- **Work to do**: Wherever a line below holds the word "this", copy that line.

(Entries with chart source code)
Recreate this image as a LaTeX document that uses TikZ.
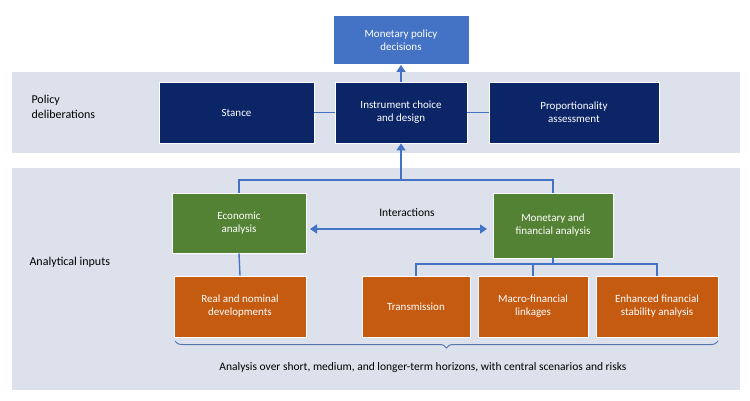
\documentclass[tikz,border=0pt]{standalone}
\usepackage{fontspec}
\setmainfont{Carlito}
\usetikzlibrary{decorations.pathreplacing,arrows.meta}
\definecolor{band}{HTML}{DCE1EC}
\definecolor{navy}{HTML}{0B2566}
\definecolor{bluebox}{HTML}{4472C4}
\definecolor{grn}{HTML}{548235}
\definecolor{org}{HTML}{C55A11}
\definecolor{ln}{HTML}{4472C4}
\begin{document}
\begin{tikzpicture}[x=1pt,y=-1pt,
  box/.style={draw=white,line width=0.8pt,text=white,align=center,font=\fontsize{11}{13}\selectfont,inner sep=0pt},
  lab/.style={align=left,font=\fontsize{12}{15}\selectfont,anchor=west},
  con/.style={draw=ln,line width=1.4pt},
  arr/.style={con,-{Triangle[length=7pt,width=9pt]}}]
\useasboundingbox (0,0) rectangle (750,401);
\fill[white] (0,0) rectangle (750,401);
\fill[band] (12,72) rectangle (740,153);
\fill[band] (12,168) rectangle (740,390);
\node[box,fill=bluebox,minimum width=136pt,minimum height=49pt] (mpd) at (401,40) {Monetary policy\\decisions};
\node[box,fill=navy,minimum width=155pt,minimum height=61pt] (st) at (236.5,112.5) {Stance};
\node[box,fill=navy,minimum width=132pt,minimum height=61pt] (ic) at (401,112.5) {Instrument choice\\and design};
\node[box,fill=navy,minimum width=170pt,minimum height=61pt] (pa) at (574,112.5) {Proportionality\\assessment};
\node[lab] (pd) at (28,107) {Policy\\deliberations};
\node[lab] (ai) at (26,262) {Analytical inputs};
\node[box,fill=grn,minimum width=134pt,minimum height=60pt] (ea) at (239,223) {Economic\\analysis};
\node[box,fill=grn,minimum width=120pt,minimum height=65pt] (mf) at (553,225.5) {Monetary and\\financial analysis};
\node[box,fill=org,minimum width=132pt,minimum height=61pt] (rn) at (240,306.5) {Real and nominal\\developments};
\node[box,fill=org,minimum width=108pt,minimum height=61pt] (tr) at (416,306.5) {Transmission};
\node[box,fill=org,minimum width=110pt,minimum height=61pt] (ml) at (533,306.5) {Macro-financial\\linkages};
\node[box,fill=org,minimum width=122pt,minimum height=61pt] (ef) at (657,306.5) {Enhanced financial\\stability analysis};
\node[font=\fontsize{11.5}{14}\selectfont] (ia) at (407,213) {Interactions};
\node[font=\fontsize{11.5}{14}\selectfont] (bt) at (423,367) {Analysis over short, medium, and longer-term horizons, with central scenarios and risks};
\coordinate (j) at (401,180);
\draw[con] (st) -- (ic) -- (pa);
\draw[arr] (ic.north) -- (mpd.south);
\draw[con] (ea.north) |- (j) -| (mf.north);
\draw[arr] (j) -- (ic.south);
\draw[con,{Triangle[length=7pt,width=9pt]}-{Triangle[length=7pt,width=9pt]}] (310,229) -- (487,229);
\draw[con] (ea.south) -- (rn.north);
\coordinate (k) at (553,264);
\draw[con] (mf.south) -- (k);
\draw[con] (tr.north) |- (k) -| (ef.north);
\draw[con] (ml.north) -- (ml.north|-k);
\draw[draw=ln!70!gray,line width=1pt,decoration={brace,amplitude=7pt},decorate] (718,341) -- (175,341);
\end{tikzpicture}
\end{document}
--
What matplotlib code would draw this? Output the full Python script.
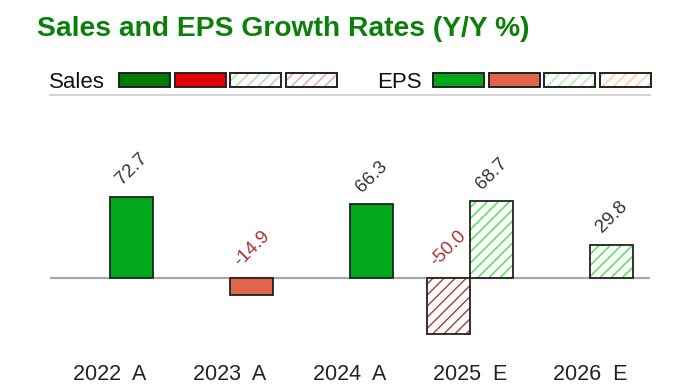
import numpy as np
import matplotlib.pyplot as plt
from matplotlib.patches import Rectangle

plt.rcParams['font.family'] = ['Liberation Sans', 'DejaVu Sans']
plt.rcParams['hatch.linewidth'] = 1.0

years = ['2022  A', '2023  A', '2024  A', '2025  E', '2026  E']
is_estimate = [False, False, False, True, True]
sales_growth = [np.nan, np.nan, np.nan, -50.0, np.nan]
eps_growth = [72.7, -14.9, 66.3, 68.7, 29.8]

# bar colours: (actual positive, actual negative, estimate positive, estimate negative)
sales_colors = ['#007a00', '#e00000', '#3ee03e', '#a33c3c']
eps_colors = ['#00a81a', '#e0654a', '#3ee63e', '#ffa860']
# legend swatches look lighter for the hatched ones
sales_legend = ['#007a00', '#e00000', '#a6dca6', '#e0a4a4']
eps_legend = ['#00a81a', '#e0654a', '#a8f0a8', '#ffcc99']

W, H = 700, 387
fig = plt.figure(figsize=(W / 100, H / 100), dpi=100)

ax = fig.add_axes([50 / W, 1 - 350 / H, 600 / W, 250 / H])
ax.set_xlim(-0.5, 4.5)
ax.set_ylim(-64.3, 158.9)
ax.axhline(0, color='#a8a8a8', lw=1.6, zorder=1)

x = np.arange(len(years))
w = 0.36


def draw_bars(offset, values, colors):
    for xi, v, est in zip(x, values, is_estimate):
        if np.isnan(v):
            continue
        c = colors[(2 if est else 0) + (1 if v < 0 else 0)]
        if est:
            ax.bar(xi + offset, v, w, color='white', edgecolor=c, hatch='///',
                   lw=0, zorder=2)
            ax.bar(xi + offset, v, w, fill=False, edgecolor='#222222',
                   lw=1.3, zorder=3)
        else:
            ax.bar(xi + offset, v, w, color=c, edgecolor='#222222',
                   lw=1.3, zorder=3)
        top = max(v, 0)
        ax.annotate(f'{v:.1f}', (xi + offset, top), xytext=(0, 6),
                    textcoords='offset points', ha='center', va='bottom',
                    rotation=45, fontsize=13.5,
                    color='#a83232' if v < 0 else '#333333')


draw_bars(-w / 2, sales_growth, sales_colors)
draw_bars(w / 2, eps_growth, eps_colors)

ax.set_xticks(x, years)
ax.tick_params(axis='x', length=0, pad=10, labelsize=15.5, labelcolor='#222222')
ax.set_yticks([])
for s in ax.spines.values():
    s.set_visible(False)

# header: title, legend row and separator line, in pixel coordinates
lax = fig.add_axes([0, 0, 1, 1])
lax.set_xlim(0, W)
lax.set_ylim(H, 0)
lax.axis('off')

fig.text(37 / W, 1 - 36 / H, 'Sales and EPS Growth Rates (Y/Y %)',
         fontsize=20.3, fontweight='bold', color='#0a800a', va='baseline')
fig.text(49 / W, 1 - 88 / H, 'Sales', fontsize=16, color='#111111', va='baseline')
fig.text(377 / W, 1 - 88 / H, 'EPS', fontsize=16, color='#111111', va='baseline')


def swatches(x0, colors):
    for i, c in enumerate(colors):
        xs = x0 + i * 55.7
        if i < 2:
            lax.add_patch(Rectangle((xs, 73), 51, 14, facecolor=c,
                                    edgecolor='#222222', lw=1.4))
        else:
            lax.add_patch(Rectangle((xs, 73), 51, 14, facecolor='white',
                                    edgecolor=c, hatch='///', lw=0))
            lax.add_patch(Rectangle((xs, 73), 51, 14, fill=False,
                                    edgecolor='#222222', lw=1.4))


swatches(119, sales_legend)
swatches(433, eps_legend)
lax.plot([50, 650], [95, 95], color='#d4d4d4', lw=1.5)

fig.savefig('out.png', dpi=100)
---
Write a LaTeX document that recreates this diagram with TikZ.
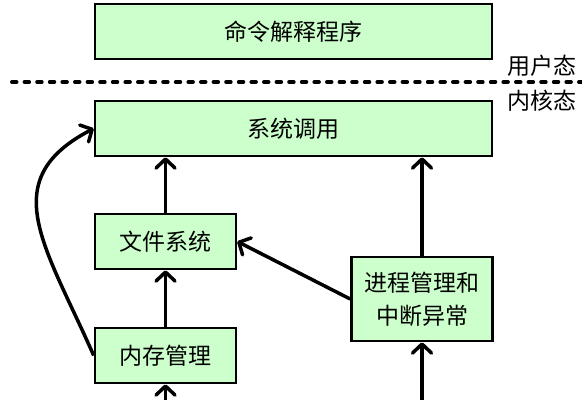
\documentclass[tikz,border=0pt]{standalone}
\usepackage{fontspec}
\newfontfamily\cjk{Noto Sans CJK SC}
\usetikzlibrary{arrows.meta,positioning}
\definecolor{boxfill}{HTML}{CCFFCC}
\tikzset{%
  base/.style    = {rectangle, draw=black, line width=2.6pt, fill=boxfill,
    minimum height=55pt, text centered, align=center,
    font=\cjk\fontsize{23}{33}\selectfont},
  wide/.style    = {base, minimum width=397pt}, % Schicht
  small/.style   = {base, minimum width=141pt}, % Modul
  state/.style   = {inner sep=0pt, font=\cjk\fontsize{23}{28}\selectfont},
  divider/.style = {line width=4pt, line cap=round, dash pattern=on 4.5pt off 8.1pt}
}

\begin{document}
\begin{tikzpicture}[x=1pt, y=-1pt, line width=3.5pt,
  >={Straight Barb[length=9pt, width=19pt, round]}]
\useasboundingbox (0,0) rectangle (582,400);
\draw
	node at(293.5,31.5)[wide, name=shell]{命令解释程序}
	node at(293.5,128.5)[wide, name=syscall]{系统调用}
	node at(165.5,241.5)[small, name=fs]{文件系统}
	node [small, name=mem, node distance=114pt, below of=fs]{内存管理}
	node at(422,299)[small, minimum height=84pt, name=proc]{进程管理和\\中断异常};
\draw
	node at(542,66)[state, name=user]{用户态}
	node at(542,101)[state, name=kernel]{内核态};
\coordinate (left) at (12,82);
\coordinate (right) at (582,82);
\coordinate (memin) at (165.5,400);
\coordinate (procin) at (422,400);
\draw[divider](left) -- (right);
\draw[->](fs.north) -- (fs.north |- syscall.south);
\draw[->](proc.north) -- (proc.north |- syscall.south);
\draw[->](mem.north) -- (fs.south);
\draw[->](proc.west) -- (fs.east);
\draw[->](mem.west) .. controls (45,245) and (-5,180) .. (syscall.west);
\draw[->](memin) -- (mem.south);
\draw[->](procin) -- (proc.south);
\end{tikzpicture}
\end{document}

- **Full solution**:
Recreate this image as a LaTeX document that uses TikZ.
What matplotlib code would draw this? Output the full Python script.
Write a LaTeX document that recreates this diagram with TikZ.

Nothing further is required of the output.